In the records below, find the line containing "Write the React, TypeScript" and the line containing "const FD = 24;". Give again exactly those lines and every line between them, omitting the pictures.

## start EXTRACTED INFORMATION

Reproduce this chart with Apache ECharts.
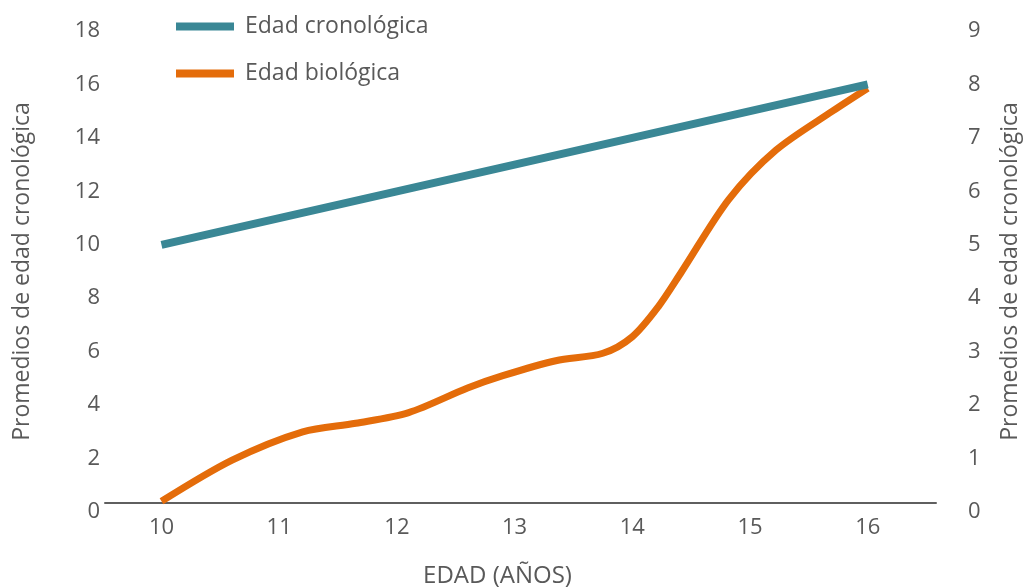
<!DOCTYPE html>
<html>
<head>
<meta charset="utf-8">
<script src="https://cdn.jsdelivr.net/npm/echarts@6/dist/echarts.min.js"></script>
<style>
html,body{margin:0;padding:0;background:#fff;}
#c{width:1024px;height:587px;}
</style>
</head>
<body>
<div id="c"></div>
<script>
var xTicks = [10, 11, 12, 13, 14, 15, 16];
var leftTicks = [0, 2, 4, 6, 8, 10, 12, 14, 16, 18];
var rightTicks = [0, 1, 2, 3, 4, 5, 6, 7, 8, 9];
var seriesNames = ['Edad cronológica', 'Edad biológica'];
// Edad cronológica (left axis)
var cronoX = [10, 11, 12, 13, 14, 15, 16];
var cronoY = [10, 11, 12, 13, 14, 15, 16];
// Edad biológica (right axis)
var bioX = [10, 10.6, 11.2, 11.65, 12.1, 12.6, 12.9, 13.35, 13.75, 14.0, 14.22, 14.42, 14.82, 15.22, 15.7, 16];
var bioY = [0.2, 0.97, 1.5, 1.66, 1.86, 2.32, 2.55, 2.83, 2.97, 3.28, 3.84, 4.5, 5.85, 6.77, 7.5, 7.93];

var TXT = '#595959';
var FONT = 'Open Sans';
function pairs(xs, ys){ return xs.map(function(x,i){ return [x, ys[i]]; }); }

var chart = echarts.init(document.getElementById('c'), null, {renderer:'canvas'});
chart.setOption({
  animation: false,
  textStyle: {fontFamily: FONT, color: TXT},
  grid: {left: 105, right: 88, top: 31, bottom: 75, containLabel: false, outerBoundsMode: 'none'},
  legend: {
    orient: 'vertical', left: 171, top: 10, itemGap: 24,
    itemWidth: 58, itemHeight: 8, icon: 'rect',
    textStyle: {fontFamily: FONT, fontSize: 23, color: TXT, padding: [0,0,0,6]},
    data: seriesNames
  },
  xAxis: {
    type: 'value', min: 9.52, max: 16.58, offset: -9,
    name: 'EDAD (AÑOS)', nameLocation: 'middle', nameGap: 61,
    nameTextStyle: {fontFamily: FONT, fontSize: 24, color: TXT, padding: [0, 46, 0, 0]},
    axisLine: {show: true, lineStyle: {color: '#5f5f5f', width: 2}},
    axisTick: {show: false},
    splitLine: {show: false},
    axisLabel: {customValues: xTicks, fontSize: 22, color: TXT, margin: 14, fontFamily: FONT}
  },
  yAxis: [{
    type: 'value', min: 0, max: 18, interval: 2, position: 'left',
    name: 'Promedios de edad cronológica', nameLocation: 'middle', nameGap: 71, nameRotate: 90,
    nameTextStyle: {fontFamily: FONT, fontSize: 23, color: TXT},
    axisLine: {show: false}, axisTick: {show: false}, splitLine: {show: false},
    axisLabel: {fontSize: 22, color: TXT, margin: 5, fontFamily: FONT,
      customValues: leftTicks}
  }, {
    type: 'value', min: 0, max: 9, interval: 1, position: 'right',
    name: 'Promedios de edad cronológica', nameLocation: 'middle', nameGap: 63, nameRotate: 90,
    nameTextStyle: {fontFamily: FONT, fontSize: 23, color: TXT},
    axisLine: {show: false}, axisTick: {show: false}, splitLine: {show: false},
    axisLabel: {fontSize: 22, color: TXT, margin: 32, fontFamily: FONT,
      customValues: rightTicks}
  }],
  series: [{
    name: seriesNames[0], type: 'line', yAxisIndex: 0, z: 3,
    data: pairs(cronoX, cronoY), showSymbol: false, symbol: 'none',
    lineStyle: {color: '#3a8795', width: 8, cap: 'butt'},
    itemStyle: {color: '#3a8795'}
  }, {
    name: seriesNames[1], type: 'line', yAxisIndex: 1, z: 2,
    data: pairs(bioX, bioY), showSymbol: false, symbol: 'none', smooth: 0.3,
    lineStyle: {color: '#e46c0a', width: 7, cap: 'butt'},
    itemStyle: {color: '#e46c0a'}
  }]
});
</script>
</body>
</html>
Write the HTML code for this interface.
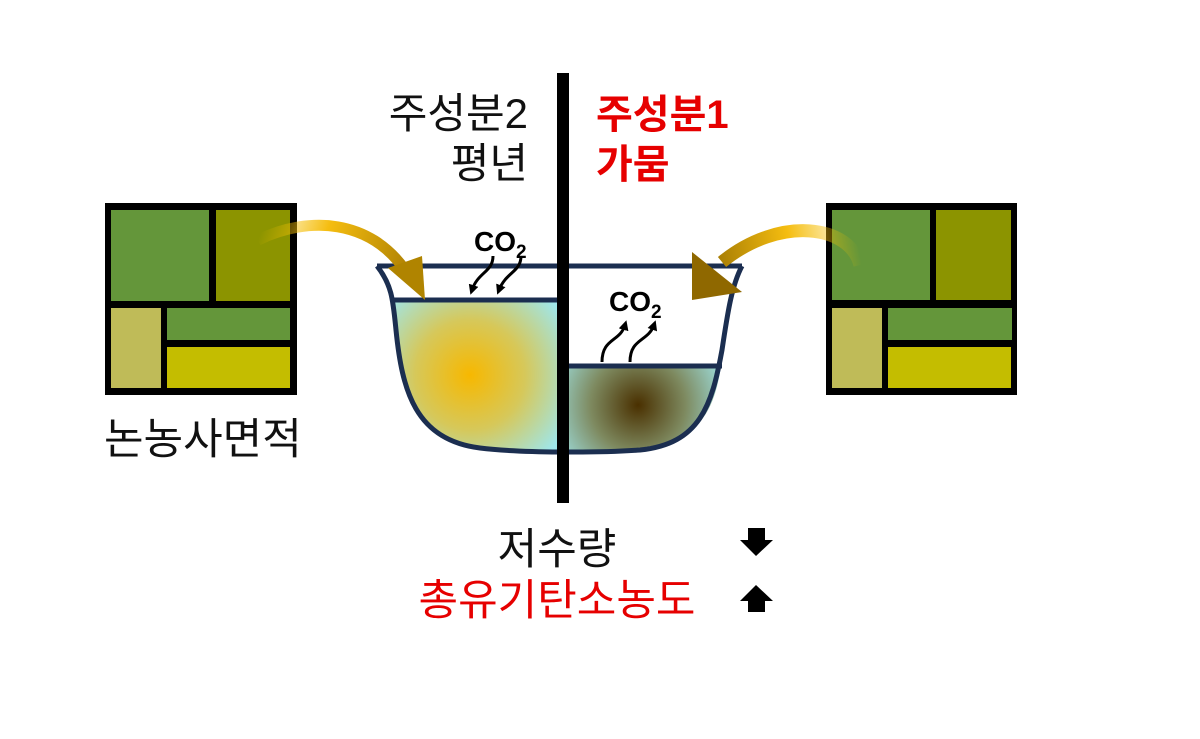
<!DOCTYPE html>
<html><head><meta charset="utf-8"><style>
html,body{margin:0;padding:0;background:#fff;width:1200px;height:739px;overflow:hidden}
svg{display:block}
text{font-family:"Liberation Sans","Noto Sans CJK KR",sans-serif}
</style></head><body>
<svg width="1200" height="739" viewBox="0 0 1200 739" xmlns="http://www.w3.org/2000/svg">
<defs>
<radialGradient id="wl" cx="470" cy="375" r="110" gradientUnits="userSpaceOnUse">
<stop offset="0" stop-color="#f7b800"/><stop offset="0.5" stop-color="#d6c85a"/><stop offset="1" stop-color="#9fe6ea"/></radialGradient>
<radialGradient id="wr" cx="638" cy="405" r="95" gradientUnits="userSpaceOnUse">
<stop offset="0" stop-color="#4a3000"/><stop offset="0.5" stop-color="#7e8a60"/><stop offset="1" stop-color="#a0e4e6"/></radialGradient>
<linearGradient id="al" x1="258" y1="240" x2="425" y2="300" gradientUnits="userSpaceOnUse">
<stop offset="0" stop-color="#f5c000" stop-opacity="0"/><stop offset="0.35" stop-color="#f5bd10"/><stop offset="1" stop-color="#9a7000"/></linearGradient>
<linearGradient id="ar" x1="862" y1="265" x2="695" y2="295" gradientUnits="userSpaceOnUse">
<stop offset="0" stop-color="#f5c000" stop-opacity="0"/><stop offset="0.4" stop-color="#f5bd10"/><stop offset="1" stop-color="#8a6500"/></linearGradient>
<marker id="ah" markerWidth="10" markerHeight="10" refX="5" refY="5" orient="auto" markerUnits="userSpaceOnUse" viewBox="0 0 10 10"><path d="M0,0 L10,5 L0,10z" fill="#000"/></marker>
</defs>

<rect x="105" y="203" width="192" height="192" fill="#000"/>
<rect x="111" y="210" width="98" height="91" fill="#64963a"/>
<rect x="216" y="210" width="74" height="91" fill="#8c9400"/>
<rect x="111" y="308" width="50" height="80" fill="#bfbb58"/>
<rect x="167" y="308" width="123" height="32" fill="#64963a"/>
<rect x="167" y="347" width="123" height="41" fill="#c4bd00"/>
<rect x="826" y="203" width="191" height="192" fill="#000"/>
<rect x="832" y="210" width="98" height="90" fill="#64963a"/>
<rect x="936" y="210" width="75" height="90" fill="#8c9400"/>
<rect x="832" y="308" width="50" height="80" fill="#bfbb58"/>
<rect x="888" y="308" width="124" height="32" fill="#64963a"/>
<rect x="888" y="347" width="123" height="41" fill="#c4bd00"/>

<path d="M394,300 L557,300 L557,452 C470,452 430,440 412,400 C402,375 398,340 394,300Z" fill="url(#wl)"/>
<path d="M569,366 L721,366 C716,400 705,430 670,442 C640,450 600,452 569,452Z" fill="url(#wr)"/>
<path d="M377,266 L742,266 M377,266 C392,285 393,300 396,330 C402,390 415,440 480,448 C520,453 600,453 640,450 C700,444 712,405 722,350 C728,310 732,285 742,266" fill="none" stroke="#1b2e50" stroke-width="5"/>
<line x1="394" y1="300" x2="557" y2="300" stroke="#1b2e50" stroke-width="5"/>
<line x1="569" y1="366" x2="722" y2="366" stroke="#1b2e50" stroke-width="5"/>

<rect x="557" y="73" width="12" height="430" fill="#000"/>

<path d="M258,240 C310,215 370,220 405,270" fill="none" stroke="url(#al)" stroke-width="11"/>
<polygon points="388,268 422,256 425,300" fill="#b08400"/>
<path d="M860,265 C850,225 780,215 722,262" fill="none" stroke="url(#ar)" stroke-width="13"/>
<polygon points="692,252 742,292 692,300" fill="#8f6800"/>

<text x="474" y="251" font-size="28" font-weight="bold">CO<tspan font-size="19" dy="7">2</tspan></text>
<text x="609" y="311" font-size="28" font-weight="bold">CO<tspan font-size="19" dy="7">2</tspan></text>
<path d="M493,256 C493,272 478,272 472,290" fill="none" stroke="#000" stroke-width="3" marker-end="url(#ah)"/>
<path d="M521,256 C521,272 506,272 499,290" fill="none" stroke="#000" stroke-width="3" marker-end="url(#ah)"/>
<path d="M602,362 C602,338 620,342 625,325" fill="none" stroke="#000" stroke-width="3" marker-end="url(#ah)"/>
<path d="M630,362 C630,338 648,342 654,325" fill="none" stroke="#000" stroke-width="3" marker-end="url(#ah)"/>

<text x="528" y="128" font-size="42" text-anchor="end" fill="#111">주성분2</text>
<text x="528" y="178" font-size="42" text-anchor="end" fill="#111">평년</text>
<text x="596" y="128" font-size="40" font-weight="bold" fill="#e60000">주성분1</text>
<text x="596" y="178" font-size="40" font-weight="bold" fill="#e60000">가뭄</text>
<text x="104" y="454" font-size="43" fill="#111">논농사면적</text>
<text x="557" y="564" font-size="43" text-anchor="middle" fill="#111">저수량</text>
<text x="557" y="615" font-size="43" text-anchor="middle" fill="#e60000">총유기탄소농도</text>
<polygon points="748,528 765,528 765,540 773,540 756,556 740,540 748,540" fill="#000"/>
<polygon points="756,585 773,601 765,601 765,612 748,612 748,601 740,601" fill="#000"/>
</svg>
</body></html>
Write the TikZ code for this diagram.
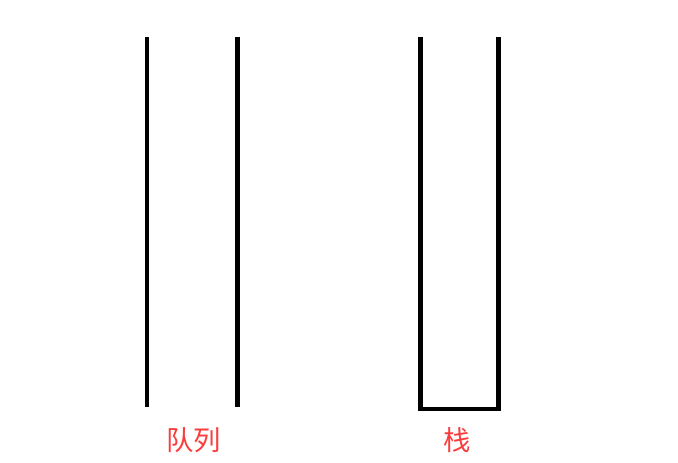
\documentclass[tikz,border=0pt]{standalone}
\usepackage{fontspec}
\newfontfamily\cjk{Noto Sans CJK SC}
\definecolor{labelred}{RGB}{250,60,60}
\tikzset{every picture/.style={line width=0.75pt}}
\tikzset{wall/.style={line width=3.3pt,color=black}, tag/.style={text=labelred,font=\cjk\fontsize{20.5}{22}\selectfont}}
\begin{document}
\begin{tikzpicture}[x=0.75pt,y=0.75pt,yscale=-1,xscale=1]
	\useasboundingbox (0,0) rectangle (678,463);

	%Straight Lines [id:queue_left] 
	\draw [wall]   (147,37) -- (147,407) ;
	%Straight Lines [id:queue_right] 
	\draw [wall]   (237.5,37) -- (237.5,407) ;
	%Shape: Open Box [id:stack] 
	\draw [wall]   (420.5,37) -- (420.5,409) -- (498.5,409) -- (498.5,37) ;

	% Text Node
	\node [tag] (queue) at (193.5,440) {队列};
	% Text Node
	\node [tag] (stack) at (457,440) {栈};

\end{tikzpicture}
\end{document}
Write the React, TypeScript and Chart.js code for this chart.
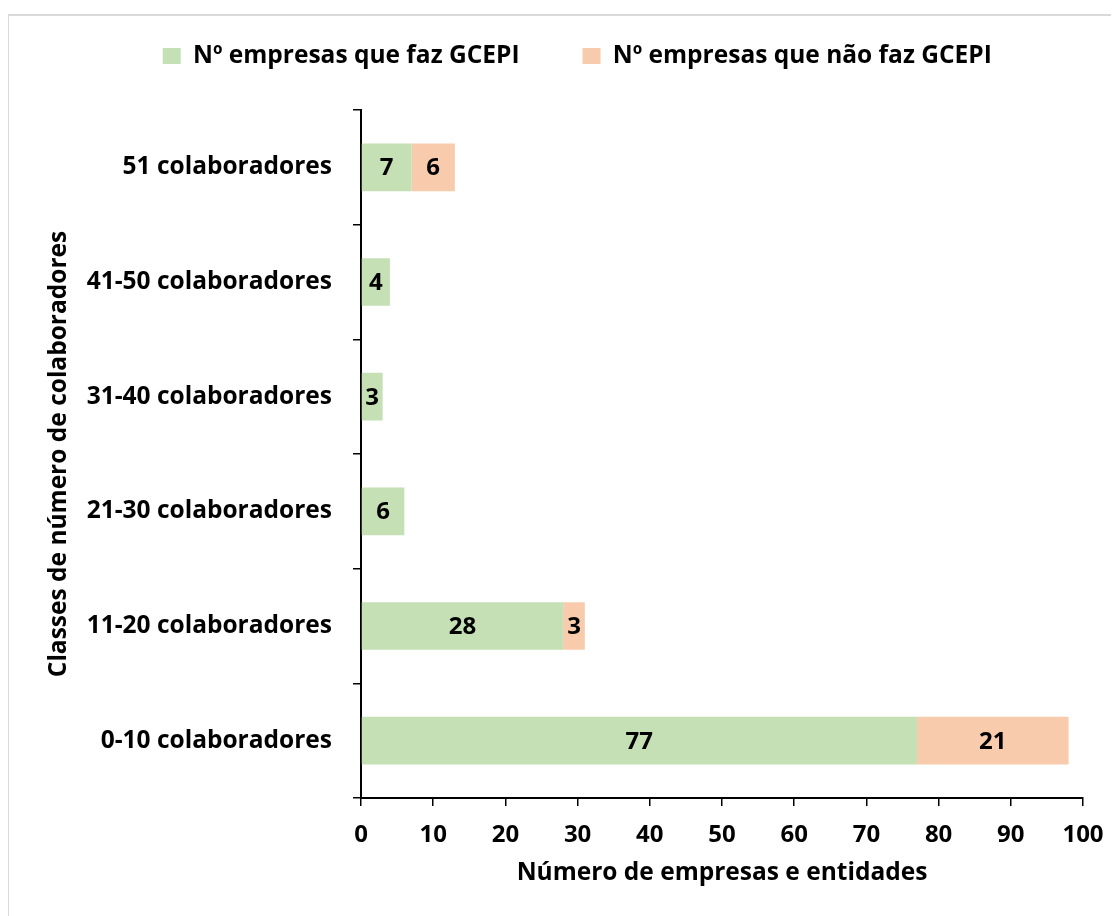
import React, { useEffect, useRef } from "react";
import { Chart, registerables } from "chart.js";

Chart.register(...registerables);

const categories = [
  "51 colaboradores",
  "41-50 colaboradores",
  "31-40 colaboradores",
  "21-30 colaboradores",
  "11-20 colaboradores",
  "0-10 colaboradores",
];
const fazGCEPI = [7, 4, 3, 6, 28, 77];
const naoFazGCEPI = [6, 0, 0, 0, 3, 21];
const seriesNames = ["Nº empresas que faz GCEPI", "Nº empresas que não faz GCEPI"];
const xAxisTitle = "Número de empresas e entidades";
const yAxisTitle = "Classes de número de colaboradores";

const FONT = "'Open Sans'";
const FS = 24.5;
const FD = 24;

const dataLabels = {
  id: "dataLabels",
  afterDatasetsDraw(chart: any) {
    const ctx = chart.ctx;
    ctx.save();
    ctx.font = `bold ${FD}px ${FONT}`;
    ctx.fillStyle = "#000";
    ctx.textAlign = "center";
    ctx.textBaseline = "middle";
    chart.data.datasets.forEach((ds: any, di: number) => {
      const meta = chart.getDatasetMeta(di);
      meta.data.forEach((el: any, i: number) => {
        const v = ds.data[i];
        if (!v) return;
        const cx = (el.x + el.base) / 2;
        ctx.fillText(String(v), cx, el.y + 1);
      });
    });
    ctx.restore();
  },
};

const frame = {
  id: "frame",
  beforeDraw(chart: any) {
    const ctx = chart.ctx;
    ctx.save();
    ctx.fillStyle = "#fff";
    ctx.fillRect(0, 0, chart.width, chart.height);
    ctx.strokeStyle = "#d9d9d9";
    ctx.lineWidth = 2;
    ctx.strokeRect(0, 7, chart.width + 5, chart.height + 5);
    ctx.restore();
  },
};

export default function App() {
  const ref = useRef<HTMLCanvasElement>(null);
  useEffect(() => {
    if (!ref.current) return;
    const chart = new Chart(ref.current, {
      type: "bar",
      data: {
        labels: categories,
        datasets: [
          {
            label: seriesNames[0],
            data: fazGCEPI,
            backgroundColor: "#C5E0B4",
            barPercentage: 0.416,
            categoryPercentage: 1,
          },
          {
            label: seriesNames[1],
            data: naoFazGCEPI,
            backgroundColor: "#F8CBAD",
            barPercentage: 0.416,
            categoryPercentage: 1,
          },
        ],
      },
      options: {
        indexAxis: "y",
        animation: false,
        responsive: false,
        layout: { padding: { top: -27.25, left: 63.5, right: 36, bottom: 0 } },
        plugins: {
          legend: {
            position: "top",
            weight: 3000,
            labels: {
              color: "#000",
              font: { family: FONT, size: FS, weight: "bold" },
              boxWidth: 18,
              boxHeight: 16,
              padding: 63,
            },
          },
          title: {
            display: true,
            text: "",
            weight: 100,
            font: { size: 10, lineHeight: 1 },
            padding: { top: 21.75, bottom: 0 },
          },
          tooltip: { enabled: false },
        },
        scales: {
          x: {
            stacked: true,
            min: 0,
            max: 100,
            ticks: {
              stepSize: 10,
              color: "#000",
              font: { family: FONT, size: FD, weight: "bold" },
              padding: 15,
            },
            grid: {
              drawOnChartArea: false,
              drawTicks: true,
              tickLength: 8,
              color: "#000",
              lineWidth: 1.5,
            },
            border: { display: true, color: "#000", width: 2 },
            title: {
              display: true,
              text: xAxisTitle,
              color: "#000",
              font: { family: FONT, size: FS, weight: "bold" },
              padding: { top: 0, bottom: 28 },
            },
            afterFit(scale: any) {
              scale.height = 118;
            },
          },
          y: {
            stacked: true,
            ticks: {
              color: "#000",
              font: { family: FONT, size: FS, weight: "bold" },
              padding: 21,
            },
            grid: {
              drawOnChartArea: false,
              drawTicks: true,
              tickLength: 8,
              color: "#000",
              lineWidth: 1.5,
              offset: true,
            },
            border: { display: true, color: "#000", width: 2 },
            title: {
              display: true,
              text: yAxisTitle,
              color: "#000",
              font: { family: FONT, size: FS, weight: "bold" },
              padding: { top: -27.2, bottom: 0 },
            },
            afterFit(scale: any) {
              scale.width = 289.5;
            },
          },
        },
      },
      plugins: [frame, dataLabels],
    });
    return () => chart.destroy();
  }, []);
  return (
    <div style={{ width: 1111, height: 908 }}>
      <canvas ref={ref} width={1111} height={908} style={{ display: "block" }} />
    </div>
  );
}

## end EXTRACTED INFORMATION

▸ EXERCISE RESULT
Write the React, TypeScript and Chart.js code for this chart.
import React, { useEffect, useRef } from "react";
import { Chart, registerables } from "chart.js";

Chart.register(...registerables);

const categories = [
  "51 colaboradores",
  "41-50 colaboradores",
  "31-40 colaboradores",
  "21-30 colaboradores",
  "11-20 colaboradores",
  "0-10 colaboradores",
];
const fazGCEPI = [7, 4, 3, 6, 28, 77];
const naoFazGCEPI = [6, 0, 0, 0, 3, 21];
const seriesNames = ["Nº empresas que faz GCEPI", "Nº empresas que não faz GCEPI"];
const xAxisTitle = "Número de empresas e entidades";
const yAxisTitle = "Classes de número de colaboradores";

const FONT = "'Open Sans'";
const FS = 24.5;
const FD = 24;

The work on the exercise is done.